親戚の農家が、ハンマーモアで狭い農道の草刈りをしていた時に、機械とともに土手から転落し、左大腿部を骨折してしまいました。
リハビリし、杖なしでも歩けるくらいまでは回復しましたが、事故の後遺症でアクセルやブレーキの踏み込みが難しくなり、車の運転ができなくなってしまいました。
労災保険には加入していなかったのですが、JA共済から手術や入院の費用は工面できました。しかし、生産規模は縮小しなければならず、収入が減ると心配しております。
収入が減る分をどう補ったらいいのか、親戚で集まって話し合っているのですが、そんな折に知人から「障害者手帳がなくても障害年金を受給できるらしい」という話を聞きました。
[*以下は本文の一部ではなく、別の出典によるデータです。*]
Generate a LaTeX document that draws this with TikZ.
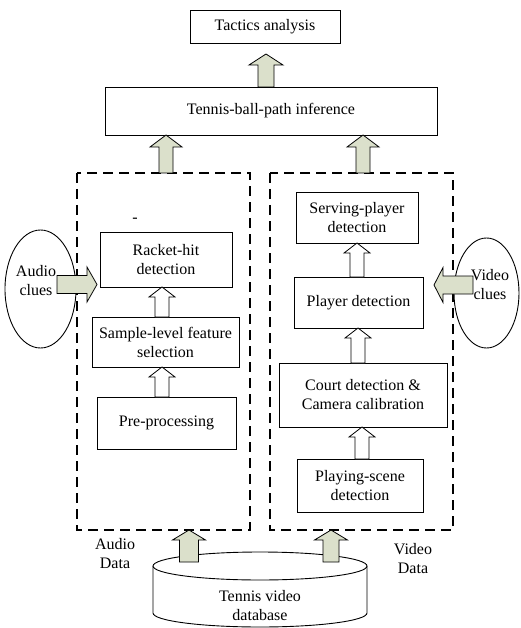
\documentclass[tikz,border=0pt]{standalone}
\usepackage{fontspec}
\setmainfont{Liberation Serif}
\usetikzlibrary{calc,shapes.geometric}
\definecolor{gfill}{RGB}{219,224,203}
\tikzset{
 txt/.style={font=\fontsize{16}{19}\selectfont},
 box/.style={draw, line width=0.9pt, fill=white, align=center, inner sep=0pt, txt},
 lbl/.style={align=center, inner sep=0pt, txt},
 dbox/.style={draw, line width=1.4pt, dash pattern=on 10pt off 6pt},
 garr/.style={draw, line width=0.8pt, fill=gfill},
 warr/.style={draw, line width=0.8pt, fill=white},
 oval/.style={draw, ellipse, line width=0.9pt, inner sep=0pt},
}
% vertical up block arrow: style, bottom, top, shaft half-width, head half-width, head length
\newcommand\blkup[6]{%
 \path[#1] let \p1=(#2), \p2=(#3) in
 ({\x1-#4},\y1) -- ({\x1-#4},{\y2-#6}) -- ({\x1-#5},{\y2-#6}) -- (\x1,\y2) --
 ({\x1+#5},{\y2-#6}) -- ({\x1+#4},{\y2-#6}) -- ({\x1+#4},\y1) -- cycle;}
% horizontal block arrow: style, tail, tip, shaft hw, head hw, head length, direction (1 right, -1 left)
\newcommand\blkh[7]{%
 \path[#1] let \p1=(#2), \p2=(#3) in
 (\x1,{\y1+#4}) -- ({\x2-#7*#6},{\y1+#4}) -- ({\x2-#7*#6},{\y1+#5}) -- (\x2,\y1) --
 ({\x2-#7*#6},{\y1-#5}) -- ({\x2-#7*#6},{\y1-#4}) -- (\x1,{\y1-#4}) -- cycle;}
\begin{document}
\begin{tikzpicture}[x=1pt,y=-1pt]
\useasboundingbox (0,0) rectangle (520,628);

% ovals for clues
\node[oval, minimum width=71pt, minimum height=118pt] (audE) at (40.5,289) {};
\node[lbl] (audT) at (36,281) {Audio\\clues};
\node[oval, minimum width=65pt, minimum height=110pt] (vidE) at (486.5,293) {};
\node[lbl] (vidT) at (490,285) {Video\\clues};

% dashed groups
\draw[dbox] (77,173) rectangle (250,530);
\draw[dbox] (270,173) rectangle (453,530);

% top boxes
\node[box, minimum width=150pt, minimum height=33pt] (tac) at (265,26.5) {Tactics analysis};
\node[box, minimum width=332pt, minimum height=48pt] (tbp) at (271,111) {Tennis-ball-path inference};

% audio branch
\node[box, minimum width=132pt, minimum height=55pt] (racket) at (166,259.5) {Racket-hit\\detection};
\node[box, minimum width=147pt, minimum height=50pt] (sample) at (165.5,342) {Sample-level feature\\selection};
\node[box, minimum width=139pt, minimum height=52pt] (pre) at (166.5,423) {Pre-processing};
\node[lbl] (tick) at (135,220) {-};

% video branch
\node[box, minimum width=122pt, minimum height=51pt] (serv) at (357,217.5) {Serving-player\\detection};
\node[box, minimum width=129pt, minimum height=51pt] (player) at (358.5,302.5) {Player detection};
\node[box, minimum width=168pt, minimum height=64pt] (court) at (363,395) {Court detection \&\\Camera calibration};
\node[box, minimum width=126pt, minimum height=53pt] (playing) at (360,485.5) {Playing-scene\\detection};

% database cylinder
\draw[line width=0.9pt, fill=white] (153,566) -- (153,613) arc[start angle=180, end angle=360, x radius=107pt, y radius=14pt] -- (367,566);
\draw[line width=0.9pt, fill=white] (260,566) ellipse [x radius=107pt, y radius=14pt];
\node[lbl] (db) at (260,606) {Tennis video\\database};

% labels
\node[lbl] (audD) at (115,554) {Audio\\Data};
\node[lbl] (vidD) at (413,559) {Video\\Data};

% green block arrows
\coordinate (a1b) at (266,87);  \coordinate (a1t) at (266,54);
\blkup{garr}{a1b}{a1t}{8pt}{17pt}{11pt}
\coordinate (a2b) at (166,173); \coordinate (a2t) at (166,135);
\blkup{garr}{a2b}{a2t}{7pt}{16pt}{12pt}
\coordinate (a3b) at (363,173); \coordinate (a3t) at (363,135);
\blkup{garr}{a3b}{a3t}{7pt}{16pt}{12pt}
\coordinate (d1b) at (189,562); \coordinate (d1t) at (189,530);
\blkup{garr}{d1b}{d1t}{9.5pt}{16.5pt}{10pt}
\coordinate (d2b) at (331,562); \coordinate (d2t) at (331,530);
\blkup{garr}{d2b}{d2t}{8pt}{16.5pt}{10pt}
\coordinate (auT) at (57,284.5); \coordinate (auH) at (97,284.5);
\blkh{garr}{auT}{auH}{9pt}{17.5pt}{10pt}{1}
\coordinate (viT) at (473,285); \coordinate (viH) at (434,285);
\blkh{garr}{viT}{viH}{9pt}{17.5pt}{9pt}{-1}

% white block arrows
\coordinate (w1b) at (162,317); \coordinate (w1t) at (162,287);
\blkup{warr}{w1b}{w1t}{7pt}{13pt}{10pt}
\coordinate (w2b) at (162,397); \coordinate (w2t) at (162,367);
\blkup{warr}{w2b}{w2t}{7pt}{13pt}{10pt}
\coordinate (w3b) at (357,277); \coordinate (w3t) at (357,243);
\blkup{warr}{w3b}{w3t}{7pt}{13pt}{10pt}
\coordinate (w4b) at (358,363); \coordinate (w4t) at (358,328);
\blkup{warr}{w4b}{w4t}{7pt}{13pt}{10pt}
\coordinate (w5b) at (362,459); \coordinate (w5t) at (362,427);
\blkup{warr}{w5b}{w5t}{7pt}{13pt}{10pt}
\end{tikzpicture}
\end{document}
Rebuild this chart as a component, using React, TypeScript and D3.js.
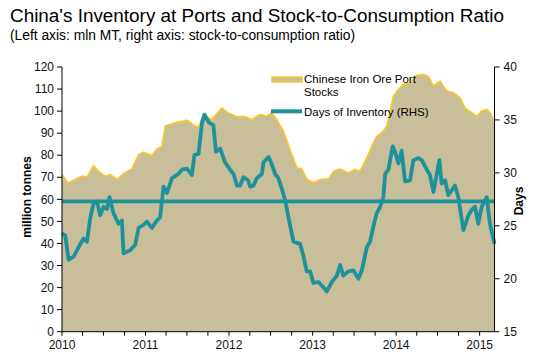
import React from "react";
import * as d3 from "d3";

const stockDates = [
  "2010-01-01","2010-01-28","2010-02-28","2010-03-29","2010-04-20","2010-05-19","2010-06-10","2010-07-09",
  "2010-07-31","2010-08-29","2010-09-27","2010-11-03","2010-12-02","2010-12-24","2011-01-29","2011-02-20",
  "2011-03-14","2011-03-28","2011-04-19","2011-05-25","2011-07-01","2011-08-06","2011-08-21","2011-09-12",
  "2011-10-18","2011-12-01","2011-12-30","2012-02-05","2012-03-12","2012-04-10","2012-05-16","2012-06-15",
  "2012-07-06","2012-07-28","2012-08-26","2012-09-24","2012-10-24","2012-11-15","2012-12-06","2013-01-04",
  "2013-02-03","2013-03-11","2013-04-02","2013-05-01","2013-06-06","2013-07-05","2013-07-27","2013-08-26",
  "2013-09-23","2013-10-08","2013-11-06","2013-11-21","2013-12-20","2014-01-11","2014-02-01","2014-03-03",
  "2014-04-01","2014-04-30","2014-05-22","2014-06-13","2014-07-12","2014-08-10","2014-09-08","2014-10-07",
  "2014-10-29","2014-11-27","2014-12-19","2015-01-10","2015-02-01","2015-02-15","2015-03-07"
];
const stockValues = [
  71.2,67.4,69,70.5,70.2,75.3,72.7,70.5,
  71.2,69,71.7,73.8,80.3,81.4,79.9,82.9,
  84.1,93.2,94,95,95.9,93.2,92.9,98.5,
  96.2,101.5,99,97.5,97.5,96.2,98.5,97.7,
  99.3,96.2,90.9,82.6,74.3,73.8,69.3,67.5,
  69,69.3,72.7,73.8,72,73.5,72.7,78.8,
  85.6,88.6,90.9,93.2,106.8,109.9,112.1,112.9,
  116.2,116.7,115.6,111.4,113.6,109.1,108.4,106.1,
  101.5,99.3,97.7,100,100.8,99.3,95.5
];

const daysDates = [
  "2010-01-01","2010-01-15","2010-01-30","2010-02-21","2010-03-15","2010-04-05","2010-04-20","2010-05-05",
  "2010-05-19","2010-06-03","2010-06-17","2010-07-02","2010-07-17","2010-07-28","2010-08-14","2010-09-05",
  "2010-09-20","2010-09-27","2010-10-26","2010-11-17","2010-12-02","2010-12-24","2011-01-07","2011-01-29",
  "2011-02-20","2011-03-06","2011-03-21","2011-04-05","2011-04-27","2011-05-25","2011-06-09","2011-07-01",
  "2011-07-23","2011-08-03","2011-08-21","2011-09-05","2011-09-16","2011-10-04","2011-10-25","2011-11-05",
  "2011-11-24","2011-12-15","2012-01-06","2012-01-21","2012-02-05","2012-02-19","2012-03-04","2012-03-24",
  "2012-04-03","2012-04-17","2012-05-02","2012-05-24","2012-05-31","2012-06-22","2012-07-03","2012-07-21",
  "2012-08-04","2012-08-19","2012-09-03","2012-09-17","2012-10-09","2012-11-07","2012-11-22","2012-12-06",
  "2012-12-21","2013-01-04","2013-01-26","2013-02-17","2013-03-04","2013-03-26","2013-04-17","2013-05-01",
  "2013-05-15","2013-06-06","2013-06-28","2013-07-20","2013-08-04","2013-08-26","2013-09-09","2013-09-23",
  "2013-10-08","2013-10-23","2013-11-06","2013-11-14","2013-11-28","2013-12-17","2013-12-27","2014-01-11",
  "2014-01-25","2014-02-09","2014-03-03","2014-03-17","2014-04-08","2014-04-23","2014-05-15","2014-05-29",
  "2014-06-13","2014-07-09","2014-07-19","2014-08-03","2014-08-17","2014-09-15","2014-09-30","2014-10-22",
  "2014-11-13","2014-11-27","2014-12-12","2014-12-26","2015-01-10","2015-02-01","2015-02-15","2015-03-07"
];
const daysValues = [
  24.3,24.1,21.8,22.1,23,23.8,23.5,25.8,
  27.1,27.3,26,26.8,26.6,27.7,26.2,25.2,
  25.5,22.4,22.7,23.2,24.8,25.1,25.4,24.8,
  25.5,25.8,28.7,28.1,29.5,29.9,30.3,30.4,
  29.8,31.7,31.8,34.7,35.5,34.8,34.5,32,
  32.3,31,30.3,29.9,28.8,28.8,29.6,29.3,
  28.7,28.8,29.5,29.9,31,31.5,31,29.9,
  29.5,28.5,27.4,25.8,23.5,23.3,22.1,20.7,
  20.7,19.6,19.7,19.2,18.8,19.7,20.3,21.3,
  20.3,20.7,20.8,20,20.8,23,23.5,24.9,
  26.2,26.8,27.7,29.9,30.3,32.5,32,30.9,
  32.1,29.2,29.3,31.2,31.4,31.2,30.3,29.8,
  28.2,31.2,29,29.3,27.9,28.8,27.7,24.6,
  26,26.5,26.8,25.2,26.8,27.7,25.2,23.3
];

const averageDays = 27.3;

const leftTicks = [0, 10, 20, 30, 40, 50, 60, 70, 80, 90, 100, 110, 120];
const rightTicks = [15, 20, 25, 30, 35, 40];
const yearLabels = ["2010", "2011", "2012", "2013", "2014", "2015"];

const title = "China's Inventory at Ports and Stock-to-Consumption Ratio";
const subtitle = "(Left axis: mln MT, right axis: stock-to-consumption ratio)";
const legendStocks = ["Chinese Iron Ore Port", "Stocks"];
const legendDays = "Days of Inventory (RHS)";

const W = 533, H = 357;
const plot = { left: 62, right: 494.5, top: 67, bottom: 331.7 };
const FONT = "Arial, 'Liberation Sans', sans-serif";
const TAN = "#C8BE99";
const GOLD = "#FFC726";
const TEAL = "#1E929B";

export default function App() {
  const parse = d3.timeParse("%Y-%m-%d");
  const start = parse("2010-01-01")!;
  const end = parse(stockDates[stockDates.length - 1])!;
  const x = d3.scaleTime().domain([start, end]).range([plot.left, plot.right]);
  const yL = d3.scaleLinear().domain([0, 120]).range([plot.bottom, plot.top]);
  const yR = d3.scaleLinear().domain([15, 40]).range([plot.bottom, plot.top]);

  const stocks = stockDates.map((d, i) => ({ date: parse(d)!, v: stockValues[i] }));
  const days = daysDates.map((d, i) => ({ date: parse(d)!, v: daysValues[i] }));

  const area = d3.area<{ date: Date; v: number }>()
    .x(d => x(d.date)).y0(yL(0)).y1(d => yL(d.v));
  const topLine = d3.line<{ date: Date; v: number }>()
    .x(d => x(d.date)).y(d => yL(d.v));
  const daysLine = d3.line<{ date: Date; v: number }>()
    .x(d => x(d.date)).y(d => yR(d.v)).curve(d3.curveLinear);

  const quarterTicks = d3.timeMonth.every(3)!.range(start, d3.timeDay.offset(end, 1));
  const yearDates = yearLabels.map(y => parse(`${y}-01-01`)!);

  return (
    <svg width={W} height={H} style={{ position: "absolute", left: 0, top: 0, background: "#fff" }}
      fontFamily={FONT}>
      <text x={10} y={21.5} fontSize={18.9} fill="#000">{title}</text>
      <text x={10} y={39.5} fontSize={13.8} fill="#000">{subtitle}</text>

      <path d={area(stocks)!} fill={TAN} />
      <path d={topLine(stocks)!} fill="none" stroke={GOLD} strokeWidth={1.6} strokeLinejoin="round" />

      <line x1={plot.left} x2={plot.right} y1={yR(averageDays)} y2={yR(averageDays)}
        stroke={TEAL} strokeWidth={3.8} />
      <path d={daysLine(days)!} fill="none" stroke={TEAL} strokeWidth={3.8} strokeLinejoin="round" />

      {/* axes */}
      <line x1={plot.left} x2={plot.left} y1={plot.top} y2={plot.bottom} stroke="#000" strokeWidth={1} />
      <line x1={plot.right} x2={plot.right} y1={plot.top} y2={plot.bottom} stroke="#000" strokeWidth={1} />
      <line x1={plot.left} x2={plot.right} y1={plot.bottom} y2={plot.bottom} stroke="#000" strokeWidth={1} />

      {leftTicks.map(t => (
        <g key={"l" + t}>
          <line x1={plot.left - 5} x2={plot.left} y1={yL(t)} y2={yL(t)} stroke="#000" />
          <text x={plot.left - 8} y={yL(t)} dy="0.35em" textAnchor="end" fontSize={12} fill="#111">{t}</text>
        </g>
      ))}
      {rightTicks.map(t => (
        <g key={"r" + t}>
          <line x1={plot.right} x2={plot.right + 5} y1={yR(t)} y2={yR(t)} stroke="#000" />
          <text x={plot.right + 9} y={yR(t)} dy="0.35em" textAnchor="start" fontSize={12} fill="#111">{t}</text>
        </g>
      ))}
      {quarterTicks.map((d, i) => (
        <line key={"q" + i} x1={x(d)} x2={x(d)} y1={plot.bottom} y2={plot.bottom + 4} stroke="#000" />
      ))}
      {yearDates.map((d, i) => (
        <text key={"y" + i} x={x(d)} y={349} textAnchor="middle" fontSize={12} fill="#111">{yearLabels[i]}</text>
      ))}

      <text transform={`translate(31,197) rotate(-90)`} textAnchor="middle" fontSize={12}
        fontWeight="bold" fill="#000">million tonnes</text>
      <text transform={`translate(523,201) rotate(-90)`} textAnchor="middle" fontSize={12}
        fontWeight="bold" fill="#000">Days</text>

      {/* legend */}
      <rect x={272} y={77} width={30} height={5} fill={TAN} stroke={GOLD} strokeWidth={1.5} />
      <text x={304} y={83} fontSize={11.5} fill="#000">{legendStocks[0]}</text>
      <text x={304} y={96} fontSize={11.5} fill="#000">{legendStocks[1]}</text>
      <line x1={271} x2={302} y1={111.3} y2={111.3} stroke={TEAL} strokeWidth={4} />
      <text x={304} y={115.5} fontSize={11.5} fill="#000">{legendDays}</text>
    </svg>
  );
}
こうした農作業事故による後遺症の場合、どんな条件であれば障害年金を受けられるのでしょうか?
(岐阜県・野中和史さん/仮名・60代)
中村雅和
いのしし社会保険労務士事務所所長/農業労災事務センター常務理事/社会保険労務士
2級障害に該当するかどうか、最寄りの年金事務所へ相談をおすすめします
親戚の農家さんが国民年金に加入していて、保険料の未納がない、という前提でお話しいたします。
国民年金には「障害基礎年金」という制度があり、障害等級2級まで年金が支給されます。
下半身の障害で2級障害に該当するには、
▼一下肢の機能に著しい障害を有するもの、
▼体幹の機能に歩くことができない程度の障害を有するもの、
▼身体の機能の障害又は長期にわたる安静を必要とする病状が前各号と同程度以上と認められる状態…であって、日常生活が著しい制限を受けるか、又は日常生活に著しい制限を加えることを必要とする程度のもの」などの記載があります。
これをわかりやすくいうと「障害により日常生活に著しい制限を受ける」という程度が2級にあたります。(ちなみに1級は日常生活の全てに介護を必要とするような状態とされています。)
ご相談のケースでは、「歩行はできるが運転ができない」ということですので、2級に該当するかどうかというと微妙なところだと思います。
実際に2級に該当するかどうかは、審査を受けてみなければわかりませんので、まずは、お近くの年金事務所で障がいの程度をお話しして、受給可能かどうかを判断してみていただくことをおすすめいたします。
なお、労災保険には特別加入という仕組みがあり、自営農業者でも加入できる場合があります。
もし加入されていれば、労災保険の障害補償給付は14級までありますので、何らかの補償が受けられた可能性はあるかと思います。
今からでも遅くはありませんので、ご自身や身近な方に労災保険加入をおすすめしてみてください。